Update: Crytek CEO, Cevat Yerli confirmed in a Gamasutra interview that Crytek is not intending to purchase the Darksiders IP.
Instead, Yerli stated, "It would be pretty much safe to say that this team will be working on online games." He added that Crytek USA will focus on "online games and kick-ass triple-A productions."
"It is going to be quite a significant investment for Crytek over the next five years."
Original story: Last week's THQ closure left the publisher's most beloved properties like Saint's Row and Company of Heroes scattered in several different directions with publishers like Sega and Ubisoft taking the reins, but curiously, the one studio that nobody bought was Darksiders' developer Vigil Games. There were rumours that Bayonetta developer Platinum Games was courting them, but it looks like Vigil general manager and co-owner David Adams along with 35 members of his team have landed a role with Crytek, as the Crysis developer opens up its first North American office in Austin, Texas.
Adams, is now the newly appointed CEO of Crytek's US studio. "I'm thrilled to be a part of the newest Crytek studio, which will boast some of the brightest development talent in the industry," he said in the announcement. "The studio's launch represents Crytek's commitment to delivering diverse and high quality content to players everywhere."
Crytek CEO, Cevat Yerli added, "We are extremely excited about the work that we will be undertaking from our strategic new location in Austin, with David Adams and his team of 35 experienced developers. We believe our CryENGINE technology will enable the team we assemble to create unparalleled new gaming experiences."
"Crytek has always enjoyed a special relationship with gamers and business partners in North America, so establishing a permanent presence in the US was a natural step."
Besides the new Austin studio, Crytek has headquarters in Germany, the Ukraine, Hungary, Bulgaria, South Korea, the UK, China, and Turkey.

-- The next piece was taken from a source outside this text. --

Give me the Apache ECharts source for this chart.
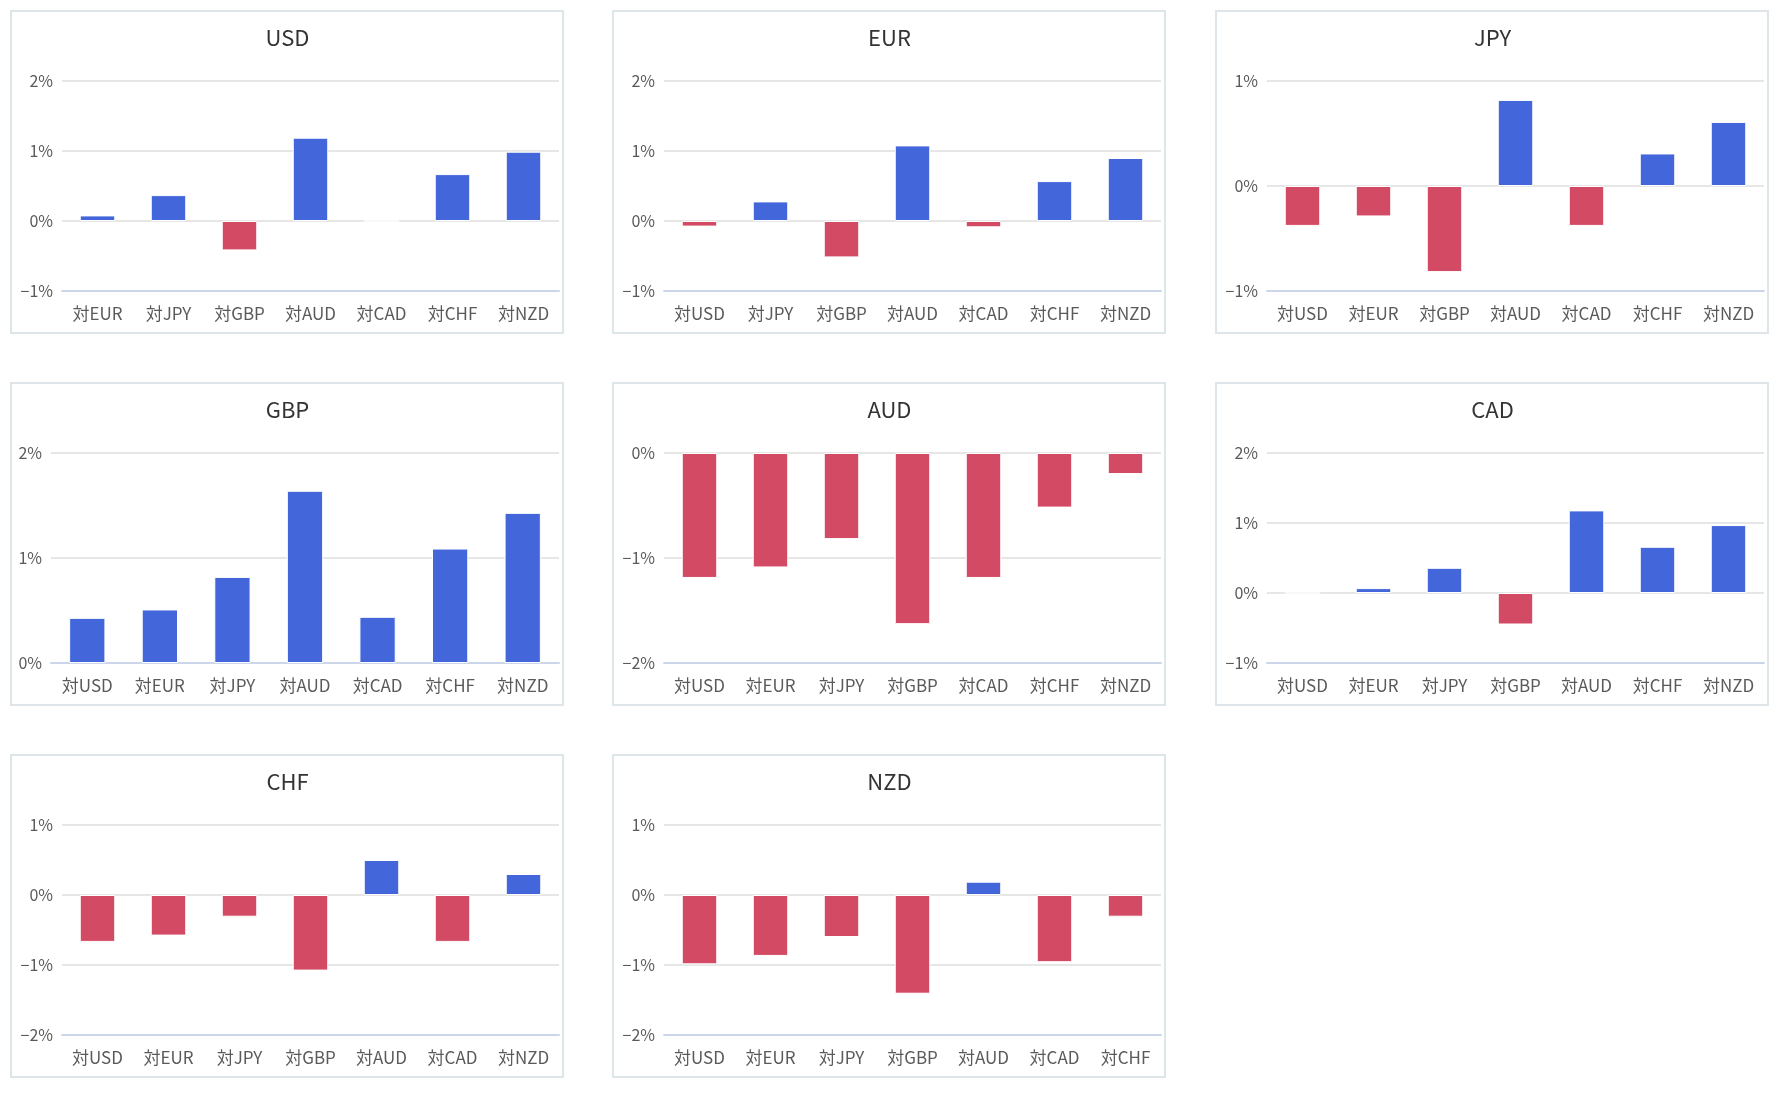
<!DOCTYPE html>
<html>
<head>
<meta charset="utf-8">
<style>
  html, body { margin: 0; padding: 0; background: #ffffff; }
  #chart { width: 1782px; height: 1098px; }
</style>
<script src="https://cdn.jsdelivr.net/npm/echarts@6/dist/echarts.min.js"></script>
</head>
<body>
<div id="chart"></div>
<script>
// ---- data ----
const panelTitles = ['USD', 'EUR', 'JPY', 'GBP', 'AUD', 'CAD', 'CHF', 'NZD'];

const catsUSD = ['対EUR', '対JPY', '対GBP', '対AUD', '対CAD', '対CHF', '対NZD'];
const catsEUR = ['対USD', '対JPY', '対GBP', '対AUD', '対CAD', '対CHF', '対NZD'];
const catsJPY = ['対USD', '対EUR', '対GBP', '対AUD', '対CAD', '対CHF', '対NZD'];
const catsGBP = ['対USD', '対EUR', '対JPY', '対AUD', '対CAD', '対CHF', '対NZD'];
const catsAUD = ['対USD', '対EUR', '対JPY', '対GBP', '対CAD', '対CHF', '対NZD'];
const catsCAD = ['対USD', '対EUR', '対JPY', '対GBP', '対AUD', '対CHF', '対NZD'];
const catsCHF = ['対USD', '対EUR', '対JPY', '対GBP', '対AUD', '対CAD', '対NZD'];
const catsNZD = ['対USD', '対EUR', '対JPY', '対GBP', '対AUD', '対CAD', '対CHF'];

const valsUSD = [0.08, 0.37, -0.42, 1.19, 0, 0.67, 0.99];
const valsEUR = [-0.08, 0.28, -0.52, 1.08, -0.09, 0.57, 0.90];
const valsJPY = [-0.38, -0.29, -0.82, 0.82, -0.38, 0.31, 0.61];
const valsGBP = [0.43, 0.51, 0.82, 1.64, 0.44, 1.09, 1.43];
const valsAUD = [-1.19, -1.09, -0.82, -1.63, -1.19, -0.52, -0.20];
const valsCAD = [0, 0.07, 0.36, -0.45, 1.18, 0.66, 0.97];
const valsCHF = [-0.67, -0.58, -0.31, -1.08, 0.50, -0.67, 0.30];
const valsNZD = [-0.99, -0.87, -0.60, -1.41, 0.19, -0.96, -0.31];

// y-axis tick values (%)
const ticksUSD = [-1, 0, 1, 2];
const ticksEUR = [-1, 0, 1, 2];
const ticksJPY = [-1, 0, 1];
const ticksGBP = [0, 1, 2];
const ticksAUD = [-2, -1, 0];
const ticksCAD = [-1, 0, 1, 2];
const ticksCHF = [-2, -1, 0, 1];
const ticksNZD = [-2, -1, 0, 1];

// ---- assembly ----
const allCats = [catsUSD, catsEUR, catsJPY, catsGBP, catsAUD, catsCAD, catsCHF, catsNZD];
const allVals = [valsUSD, valsEUR, valsJPY, valsGBP, valsAUD, valsCAD, valsCHF, valsNZD];
const allTicks = [ticksUSD, ticksEUR, ticksJPY, ticksGBP, ticksAUD, ticksCAD, ticksCHF, ticksNZD];

const POS_COLOR = '#4367DB';
const NEG_COLOR = '#D34A64';
const FONT = '"Noto Sans CJK JP", "Noto Sans", sans-serif';

const colX = [11, 613, 1216];
const rowY = [11, 383, 755];
const panelW = 553, panelH = 322;

const titles = [], grids = [], xAxes = [], yAxes = [], series = [], graphics = [];

panelTitles.forEach((name, i) => {
  const px = colX[i % 3];
  const py = rowY[Math.floor(i / 3)];
  const ticks = allTicks[i];
  const yMin = ticks[0], yMax = ticks[ticks.length - 1];
  const leftOff = yMin < 0 ? 51 : 40;

  graphics.push({
    type: 'rect',
    shape: { x: px, y: py, width: panelW - 1, height: panelH },
    style: { fill: null, stroke: '#dfe6ea', lineWidth: 2 },
    silent: true
  });

  titles.push({
    text: name,
    left: px + panelW / 2,
    top: py + 16,
    textAlign: 'center',
    padding: 0,
    textStyle: { fontFamily: FONT, fontSize: 22, fontWeight: 'normal', color: '#333333' }
  });

  grids.push({
    left: px + leftOff,
    top: py + 70,
    width: 548 - leftOff,
    height: 210
  });

  xAxes.push({
    type: 'category',
    gridIndex: i,
    data: allCats[i],
    axisLine: { onZero: false, lineStyle: { color: '#ccd6eb', width: 2 } },
    axisTick: { show: false },
    axisLabel: { interval: 0, color: '#5a5a5a', fontSize: 17, fontFamily: FONT, margin: 14 },
    splitLine: { show: false }
  });

  yAxes.push({
    type: 'value',
    gridIndex: i,
    min: yMin,
    max: yMax,
    interval: 1,
    axisLine: { show: false },
    axisTick: { show: false },
    axisLabel: {
      color: '#5a5a5a', fontSize: 16, fontFamily: FONT, margin: 9,
      formatter: v => (v < 0 ? '\u2212' : '') + Math.abs(v) + '%'
    },
    splitLine: { lineStyle: { color: '#e6e6e6', width: 2 } }
  });

  series.push({
    type: 'bar',
    xAxisIndex: i,
    yAxisIndex: i,
    data: allVals[i],
    barWidth: '50%',
    itemStyle: {
      color: p => (p.value >= 0 ? POS_COLOR : NEG_COLOR),
      borderColor: '#ffffff',
      borderWidth: 1
    }
  });
});

const chart = echarts.init(document.getElementById('chart'), null, { renderer: 'canvas' });
chart.setOption({
  animation: false,
  backgroundColor: '#ffffff',
  title: titles,
  grid: grids,
  xAxis: xAxes,
  yAxis: yAxes,
  series: series,
  graphic: graphics
});
</script>
</body>
</html>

Now, the question remains: will this new studio continue Vigil's work on the project codenamed Crawler that lead combat designer Ben Cureton was so excited about? We've followed up with Crytek about this - as well as the rights to Darksiders - and will update if we find anything out.
Last week Crytek bought the right to Homefront for $544,218. It was already developing a sequel to the 2011 shooter, so now it will either self-publish or strike up a deal with another publisher.